General Motors will put into production self-driving cars devoid of steering wheels and pedals in 2019, the automaker said Thursday.

GM also said it planned to start a commercial service for the vehicles that same year, where the public would be able to hail a ride via an app.

The car, known as the Cruise AV (Autonomous Vehicle), is based on the Chevrolet Bolt EV. Production will take place at GM's Orion Township plant in Michigan, the same plant where the Bolt EV is produced.

The roof-mounted modules that contain most of the hardware required for automated driving, including lidar, radar, and cameras, will be produced at GM's Brownstown plant. The plant, which is also located in Michigan, is where GM currently produces some batteries and in 2020 will also produce fuel cell stacks.

“We’re continuing to make great progress on our plans to commercialize in 2019,” GM President Dan Ammann said Thursday regarding plans for the Cruise AV. “Our Orion and Brownstown teams have proven experience in building high-quality self-driving test vehicles and battery packs, so they are well-prepared to produce the Cruise AV.”
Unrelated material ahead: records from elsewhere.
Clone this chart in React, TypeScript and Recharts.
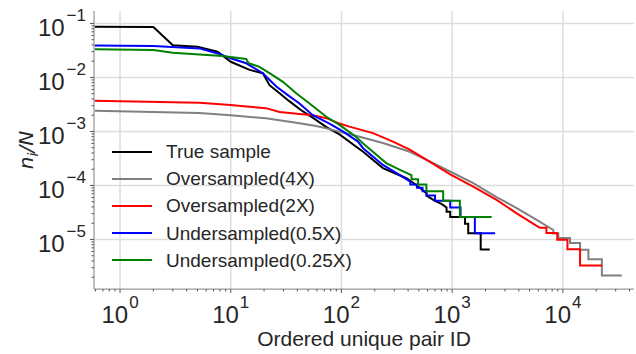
import React from 'react';
import { LineChart, Line, XAxis, YAxis, CartesianGrid, Legend } from 'recharts';

// rank (x) and normalised count (y), one pair of arrays per sample
const trueX = [0.59, 2, 3, 5, 7.6, 10, 14.8, 19.5, 22.4, 27.6, 34, 43, 55, 73, 96, 136, 157, 237, 386, 450, 510, 586, 587, 700, 801, 890, 891, 960, 961, 1306, 1307, 1396, 1397, 1810, 1811, 2185];
const trueY = [0.087, 0.086, 0.0394, 0.0371, 0.03, 0.0195, 0.0138, 0.012, 0.0072, 0.0051, 0.0036, 0.0025, 0.0018, 0.0012, 0.00088, 0.00052, 0.00042, 0.00021, 0.000136, 0.00011, 0.000091, 0.000072, 0.000065, 0.000052, 0.0000455, 0.000039, 0.0000325, 0.0000325, 0.000026, 0.000026, 0.0000195, 0.0000195, 0.000013, 0.000013, 0.0000065, 0.0000065];

const over4X = [0.59, 5.2, 10, 20.8, 41.8, 59, 83, 135, 237, 414, 675, 1020, 1550, 2518, 3828, 5800, 8200, 8201, 9100, 9101, 11600, 11601, 14300, 14301, 17000, 17001, 22500, 22501, 34100];
const over4Y = [0.00243, 0.0022, 0.002, 0.00175, 0.00142, 0.00126, 0.00107, 0.00083, 0.00061, 0.00042, 0.00026, 0.00017, 0.00011, 0.000061, 0.000038, 0.000023, 0.000015, 0.0000129, 0.0000129, 0.0000107, 0.0000107, 0.0000086, 0.0000086, 0.00000645, 0.00000645, 0.0000043, 0.0000043, 0.00000215, 0.00000215];

const over2X = [0.59, 5.2, 10, 13.8, 20.8, 27.6, 41.8, 55, 73, 96, 118, 193, 292, 414, 675, 960, 1550, 2518, 3828, 5800, 6200, 7100, 7101, 8900, 8901, 11000, 11001, 14300, 14301, 22500];
const over2Y = [0.0037, 0.0034, 0.0031, 0.0029, 0.0027, 0.0023, 0.0021, 0.002, 0.00176, 0.0014, 0.00123, 0.00093, 0.00065, 0.00046, 0.00025, 0.00016, 0.000095, 0.000054, 0.0000305, 0.0000178, 0.0000164, 0.0000164, 0.0000132, 0.0000132, 0.0000099, 0.0000099, 0.0000066, 0.0000066, 0.0000033, 0.0000033];

const under05X = [0.59, 2, 5.2, 7.9, 10, 13.8, 19.5, 25.8, 32.8, 41.8, 55, 78, 103, 141, 157, 237, 338, 418, 419, 480, 481, 540, 541, 586, 587, 700, 701, 960, 961, 1191, 1192, 1603, 1604, 2443];
const under05Y = [0.0389, 0.0383, 0.0345, 0.0272, 0.0226, 0.0183, 0.012, 0.0068, 0.0047, 0.0033, 0.002, 0.0014, 0.001, 0.00065, 0.00049, 0.00024, 0.000155, 0.000117, 0.000104, 0.000104, 0.000091, 0.000091, 0.000078, 0.000078, 0.000065, 0.000065, 0.000052, 0.000052, 0.000039, 0.000039, 0.000026, 0.000026, 0.000013, 0.000013];

const under025X = [0.59, 2, 3, 8.4, 13.8, 14.5, 18, 22.4, 29.6, 39, 51.5, 73, 96, 136, 157, 254, 338, 429, 430, 492, 493, 585, 586, 829, 830, 1174, 1175, 2275];
const under025Y = [0.0333, 0.0323, 0.0288, 0.025, 0.022, 0.0183, 0.0159, 0.012, 0.0083, 0.0051, 0.0033, 0.00187, 0.00132, 0.00079, 0.0006, 0.00026, 0.000195, 0.000156, 0.00013, 0.00013, 0.000104, 0.000104, 0.000078, 0.000078, 0.000052, 0.000052, 0.000026, 0.000026];

const xMajor = [1, 10, 100, 1000, 10000];
const xExp = ['0', '1', '2', '3', '4'];
const yMajor = [1e-1, 1e-2, 1e-3, 1e-4, 1e-5];
const yExp = ['\u22121', '\u22122', '\u22123', '\u22124', '\u22125'];

const xDomain = [0.582, 43900];
const yDomain = [1.21e-6, 0.17];

const FONT = '"Liberation Sans", Arial, sans-serif';
const TEXT = '#262626';

const pairs = (xs: number[], ys: number[]) => xs.map((x, i) => ({ x, y: ys[i] }));

const series = [
  { name: 'True sample', color: '#000000', data: pairs(trueX, trueY) },
  { name: 'Oversampled(4X)', color: '#808080', data: pairs(over4X, over4Y) },
  { name: 'Oversampled(2X)', color: '#ff0000', data: pairs(over2X, over2Y) },
  { name: 'Undersampled(0.5X)', color: '#0000ff', data: pairs(under05X, under05Y) },
  { name: 'Undersampled(0.25X)', color: '#008000', data: pairs(under025X, under025Y) },
];

// minor ticks, 2..9 of every decade inside the domain
const minors = (lo: number, hi: number) => {
  const out: number[] = [];
  for (let e = Math.floor(Math.log10(lo)); e <= Math.ceil(Math.log10(hi)); e++) {
    for (let m = 2; m <= 9; m++) {
      const v = m * Math.pow(10, e);
      if (v >= lo && v <= hi) out.push(v);
    }
  }
  return out;
};
const xTicks = [...xMajor, ...minors(xDomain[0], xDomain[1])];
const yTicks = [...yMajor, ...minors(yDomain[0], yDomain[1])];

const XTick = (props: any) => {
  const { x, y, payload } = props;
  const i = xMajor.indexOf(payload.value);
  return (
    <g>
      <line x1={x} x2={x} y1={y} y2={y + (i >= 0 ? 4 : 2.5)} stroke="#555" strokeWidth={1} />
      {i >= 0 && (
        <text x={x} y={y + 34} textAnchor="middle" fill={TEXT} fontFamily={FONT}>
          <tspan fontSize={24}>10</tspan>
          <tspan fontSize={17} dx={1} dy={-15}>{xExp[i]}</tspan>
        </text>
      )}
    </g>
  );
};

const YTick = (props: any) => {
  const { x, y, payload } = props;
  const i = yMajor.indexOf(payload.value);
  return (
    <g>
      <line x1={x} x2={x - (i >= 0 ? 4 : 2.5)} y1={y} y2={y} stroke="#555" strokeWidth={1} />
      {i >= 0 && (
        <text x={x - 8} y={y + 12.5} textAnchor="end" fill={TEXT} fontFamily={FONT}>
          <tspan fontSize={24}>10</tspan>
          <tspan fontSize={17} dx={2} dy={-15}>{yExp[i]}</tspan>
        </text>
      )}
    </g>
  );
};

const LegendBox = () => (
  <div style={{ fontFamily: FONT, fontSize: 19, color: TEXT }}>
    {series.map((s) => (
      <div key={s.name} style={{ display: 'flex', alignItems: 'center', height: 27.2 }}>
        <svg width={40} height={4}>
          <line x1={0} x2={40} y1={2} y2={2} stroke={s.color} strokeWidth={2} />
        </svg>
        <span style={{ marginLeft: 14, lineHeight: '27px', whiteSpace: 'nowrap' }}>{s.name}</span>
      </div>
    ))}
  </div>
);

export default function App() {
  return (
    <div style={{ position: 'absolute', left: 0, top: 0, background: '#fff' }}>
      <LineChart width={636} height={354} margin={{ top: 11, right: 2, left: 0, bottom: 0 }}>
        <CartesianGrid
          stroke="#dddddd"
          strokeWidth={1.5}
          verticalValues={xMajor}
          horizontalValues={yMajor}
        />
        <XAxis
          dataKey="x"
          type="number"
          scale="log"
          domain={xDomain}
          allowDataOverflow
          ticks={xTicks}
          interval={0}
          tick={<XTick />}
          tickLine={false}
          tickSize={0}
          tickMargin={0}
          height={65}
          axisLine={{ stroke: '#999', strokeWidth: 1.25 }}
          label={{ value: 'Ordered unique pair ID', position: 'insideBottom', offset: 8, fontSize: 21, fontFamily: FONT, fill: TEXT }}
        />
        <YAxis
          dataKey="y"
          type="number"
          scale="log"
          domain={yDomain}
          allowDataOverflow
          ticks={yTicks}
          interval={0}
          tick={<YTick />}
          tickLine={false}
          tickSize={0}
          tickMargin={0}
          width={94}
          axisLine={{ stroke: '#999', strokeWidth: 1.25 }}
          label={(p: any) => {
            const vb = p.viewBox || {};
            const cy = (vb.y ?? 11) + (vb.height ?? 278) / 2;
            return (
              <text transform={`translate(33,${cy}) rotate(-90)`} textAnchor="middle" fill={TEXT} fontFamily="'DejaVu Sans', sans-serif" fontStyle="italic" fontSize={20}>
                <tspan>n</tspan>
                <tspan fontSize={14} dy={5}>i</tspan>
                <tspan dy={-5}>/N</tspan>
              </text>
            );
          }}
        />
        <Legend
          layout="vertical"
          align="center"
          verticalAlign="middle"
          content={<LegendBox />}
          wrapperStyle={{ left: 112, top: 138, width: 'auto' }}
        />
        {series.map((s) => (
          <Line
            key={s.name}
            data={s.data}
            dataKey="y"
            name={s.name}
            type="linear"
            stroke={s.color}
            strokeWidth={2}
            dot={false}
            activeDot={false}
            isAnimationActive={false}
          />
        ))}
      </LineChart>
    </div>
  );
}
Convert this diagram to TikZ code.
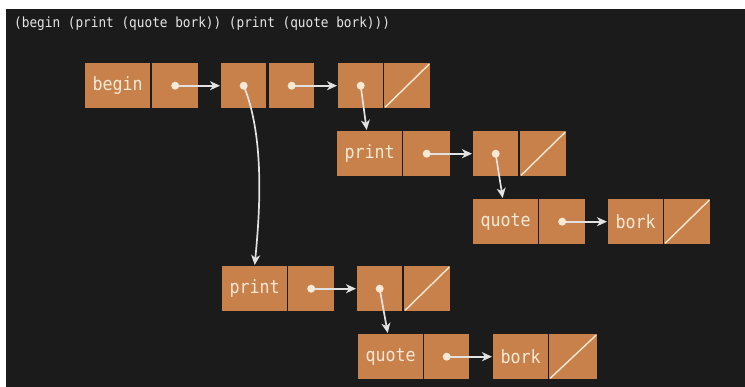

Chevrolet Cruise AV self-driving car

Chevrolet Cruise AV self-driving car

GM showed us the Cruise AV in January but this is the first time the automaker has committed to a timeline for commercialization of self-driving cars. GM is yet to announce which location(s) the Cruise AV will be launched in, though it will likely be somewhere where prototypes are already testing. The list includes downtown San Francisco, as well as Scottsdale, Arizona and Warren, Michigan. GM also plans to start testing prototypes in Manhattan soon.

GM is still waiting on federal approval for use of the Cruise AV on public streets, which is much harder than for other self-driving cars because of the lack of a steering wheel and pedals. The prototypes could escape this issue because they still have steering wheels and pedals. The automaker will also need to receive approval at the state level; the current list of states that would allow it include Colorado, Georgia, Michigan, Nevada, North Carolina, Tennessee and Texas.

Should all go to plan, the cars will join a ride-sharing fleet either operated by GM or a partner such as Lyft. GM last August announced its own ride-sharing service called Cruise Anywhere that so far has only been used by employees at Cruise Automation, the self-driving car development company acquired by GM in 2016 for a rumored $1 billion.

Waymo, the self-driving division of tech giant Alphabet, says it plans to start its own self-driving service very soon in Phoenix, Arizona. The company fits its self-driving system to Chrysler Pacifica Hybrid minivans and is testing the technology in 25 cities across the United States.

Both GM and Waymo's self-driving cars are at Level 4 capability. This is because they are restricted to areas with sufficient map data and are also incapable of handling certain weather conditions, such as heavy snow. The final goal is a Level 5 car, which can handle all situations that a human driver is capable of.